A ligação com ditaduras é outro capítulo polêmico do livro. Um dos casos relatados é a atuação da Sociedade para a Conservação da Vida Selvagem (WCS) no Gabão. A ONG teria feito uma aliança com o governo local, uma ditadura acusada de massacres étnicos, para estudar e preservar primatas, como gorilas e chimpanzés. Entidades do país denunciam que parte do dinheiro investido na conservação ambiental pelas ONGs é desviado pelo governo para comprar armas. Casos assim são complexos. Sem nenhum tipo de acordo com governos, como defender espécies de animais ameaçados que vivem em países autoritários? A atuação de ONGs no Congo obteve avanços na proteção aos gorilas.

Christine ampara suas críticas em uma idéia purista do que seria uma ONG. Ela aponta, corretamente, que a ligação com empresas dá margem a possíveis abusos. Por isso, precisa ser feita com transparência. Mas a aliança dos ambientalistas com o setor privado já teve mais resultados concretos do que a política de denúncias. No Brasil, essa atuação resultou na assinatura do pacto contra o trabalho escravo e a moratória da soja na Amazônia. Outro bom exemplo são os relatórios de sustentabilidade: as empresas tornaram mais transparentes a forma como usam recursos naturais e lidam com as questões sociais. Esses relatórios, públicos, foram inclusive uma das ferramentas de Christine para escrever seu livro.

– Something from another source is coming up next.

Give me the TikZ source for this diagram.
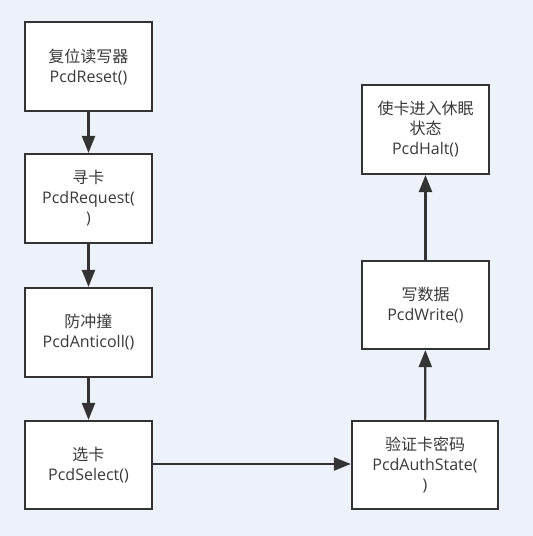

Essa associação de interesses não é simples. “Esse trabalho é duro e expõe as entidades a muitas críticas”, diz Nicole Levins, porta-voz da The Nature Conservancy (TNC), que há décadas usa doações de empresas para financiar áreas de preservação. “Os 700 cientistas da TNC concordam que é preciso ajudar governos e empresas para encontrar alternativas para a degradação da natureza. Simplesmente cruzar os braços, apenas criticar e não fazer nada não é a melhor opção para salvar o planeta”, diz.